The judgment, however, should be modified. According to its present provision, the salaries to be restored are $1,136,300, less amount paid trust estate, $82,500, leaving the net amount to be restored, $1,053,800; from this must be deducted the preferred dividends, $13,813, and the balance, $1,039,987, must be divided into fourths, and each of the stockholders, including the trust estate, will be entitled to one of these equal fourths, or $259,997.
But the trust estate has, pursuant to the agreement declared void, already received $82,500, which added to the above one-fourth of the balance directed to be distributed will make a total of $342,497 to be received by the trust estate. In other words, the trust estate receives an excess of $82,500, over and above the amount received by the stockholders. This, of course, is inequitable. The judgment should provide that the illegal salaries be restored to the company, $1,136,300, from which must first be paid the preferred dividends, $13,813, leaving $1,122,487 to be divided into fourths, amounting to $280,621.75; from one of these fourths to be paid to the trust estate should be deducted the amount received by the estate under the illegal agreement, $82,500, lfeaving the share to be paid such estate $198,121.75.
The $82,500 should then be distributed among the defendants O’Meara equally. In this way equality of distribution is secured.
The above computation points out the proper method of distribution. The final figures, however, will be different, because *271the judgment requires a further modification. The defendants should be allowed reasonable compensation for the services performed by them outside of their official duties (Fox v. Arctic Placer Mining & Milling Co., 229 N. Y. 124), which concededly were important and valuable to the corporation. The case should, therefore, be remitted to the referee to take proof and determine the amount to be allowed for such compensation. The amounts to be restored and distributed in accordance with the above method of computation will, therefore, be proportionately reduced.
The judgment should be modified so as to provide that the amounts of illegal salaries paid the individual defendants which are to be restored to the corporation shall be the amounts paid said defendants as salaries, with interest, less such amounts as may be found to be a fair and reasonable compensation to said defendants for their services to said corporation outside of their official duties, with interest, and the case should be remitted to the referee to make such findings. And the judgment should be further modified to provide that said defendants meet as directors and after deducting from said amount so restored the eight per cent dividend on the preferred stock as in said judgment provided, they pay and distribute to each of the holders of the common stock, viz., plaintiff and said individual defendants, one equal fourth part of the balance of said moneys, deducting from the plaintiff’s share thereof the amounts paid by said ind'vidual defendants under the illegal agreement to plaintiff’s predecessors as trustees, with interest, and that said last named amounts be equally divided among and paid to said individual defendants, and as so modified affirmed, without costs.

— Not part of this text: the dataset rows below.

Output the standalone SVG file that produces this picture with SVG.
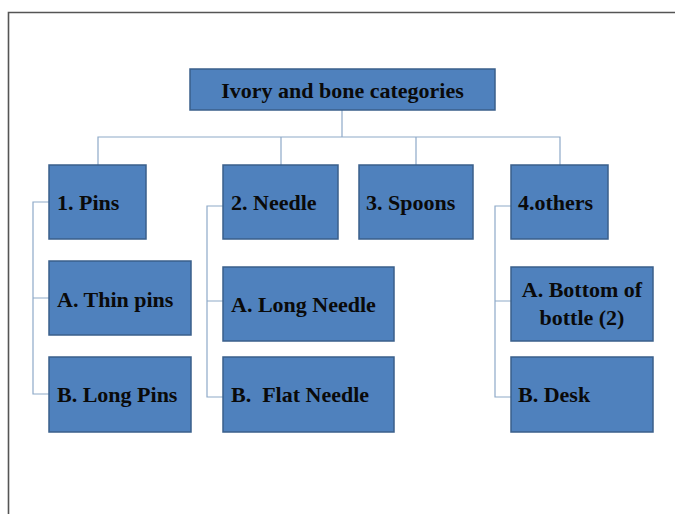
<svg xmlns="http://www.w3.org/2000/svg" width="675" height="514" viewBox="0 0 675 514">
<style>
.box{fill:#4F81BD;stroke:#3A5F8B;stroke-width:1.5}
.t{font-family:"Liberation Serif","Times New Roman",serif;font-weight:bold;font-size:22px;fill:#0A0A0A;white-space:pre}
.c{fill:none;stroke:#8EA9C8;stroke-width:1.2}
</style>
<rect x="0" y="0" width="675" height="514" fill="#FFFFFF"/>
<path d="M8.5 514 V12.5 H675" fill="none" stroke="#555555" stroke-width="1.6"/>
<g id="connectors">
<path class="c" d="M342 110 V137 M98 165 V137 H560 V165 M281 137 V165 M416 137 V165"/>
<path class="c" d="M49 202 H33 V394 H49 M33 298 H49"/>
<path class="c" d="M223 206 H207 V397 H223 M207 301 H223"/>
<path class="c" d="M511 206 H495 V397 H511 M495 301 H511"/>
</g>
<g id="root"><rect class="box" x="190" y="69" width="305" height="41"/><text class="t" x="342.5" y="98" text-anchor="middle">Ivory and bone categories</text></g>
<g id="pins"><rect class="box" x="49" y="165" width="97" height="74"/><text class="t" x="57" y="210">1. Pins</text></g>
<g id="needle"><rect class="box" x="223" y="165" width="115" height="74"/><text class="t" x="231" y="210">2. Needle</text></g>
<g id="spoons"><rect class="box" x="359" y="165" width="114" height="74"/><text class="t" x="366" y="210">3. Spoons</text></g>
<g id="others"><rect class="box" x="511" y="165" width="97" height="74"/><text class="t" x="518" y="210">4.others</text></g>
<g id="thin-pins"><rect class="box" x="49" y="261" width="142" height="74"/><text class="t" x="57" y="307">A. Thin pins</text></g>
<g id="long-pins"><rect class="box" x="49" y="357" width="142" height="75"/><text class="t" x="57" y="402">B. Long Pins</text></g>
<g id="long-needle"><rect class="box" x="223" y="267" width="171" height="74"/><text class="t" x="231" y="312">A. Long Needle</text></g>
<g id="flat-needle"><rect class="box" x="223" y="357" width="171" height="75"/><text class="t" x="231" y="402">B.  Flat Needle</text></g>
<g id="bottom-bottle"><rect class="box" x="511" y="267" width="142" height="74"/><text class="t" x="582" y="297" text-anchor="middle">A. Bottom of</text><text class="t" x="582" y="325" text-anchor="middle">bottle (2)</text></g>
<g id="desk"><rect class="box" x="511" y="357" width="142" height="75"/><text class="t" x="518" y="402">B. Desk</text></g>
</svg>
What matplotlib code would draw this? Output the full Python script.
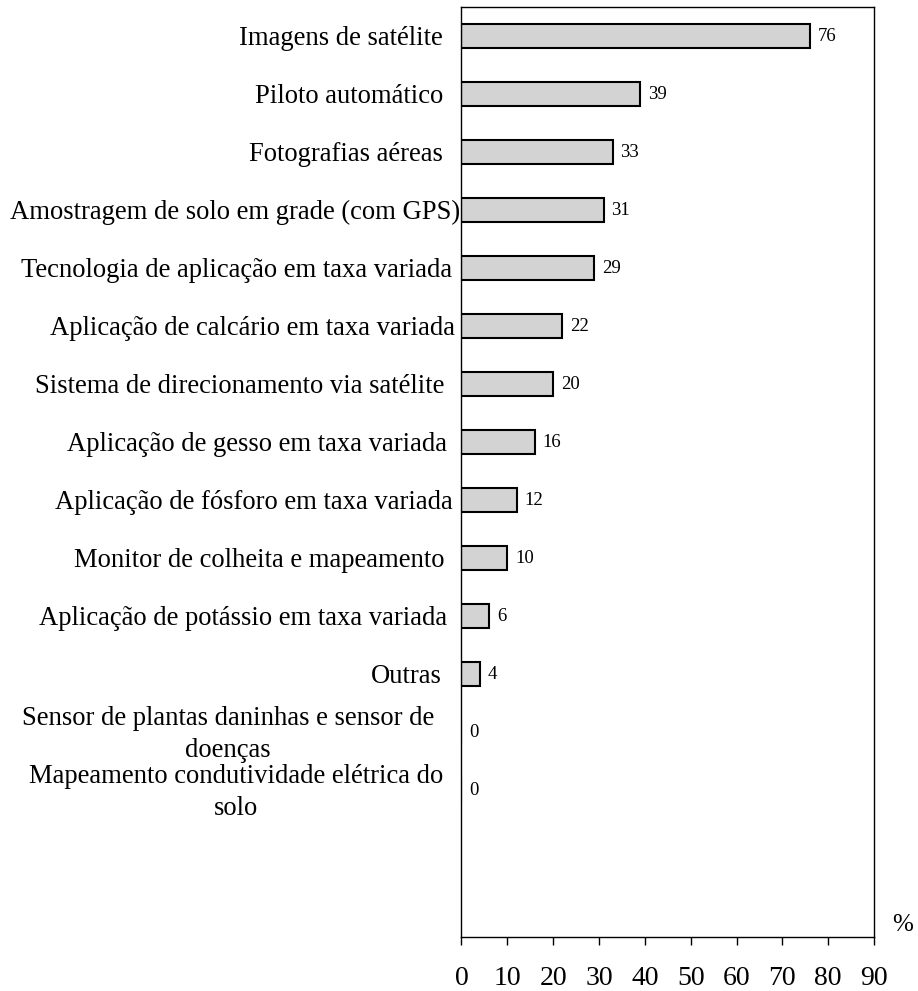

New findings and conclusions are directed to be made by the referee in accordance with the order to be entered upon this decision, and new final judgment upon the present record and the said new findings and conclusions shall be entered as a substitute for the present judgment, which new judgment shall also specify the amount to be paid by each defendant, and also the amounts to be received by the parties entitled thereto. The case is remitted to the referee to proceed accordingly.
Blackmar, P. J., Jaycox and Young, JJ., concur; Kelby, J., dissents and reads for reversal and dismissal of the complaint, with whom Kelly, J., concurs.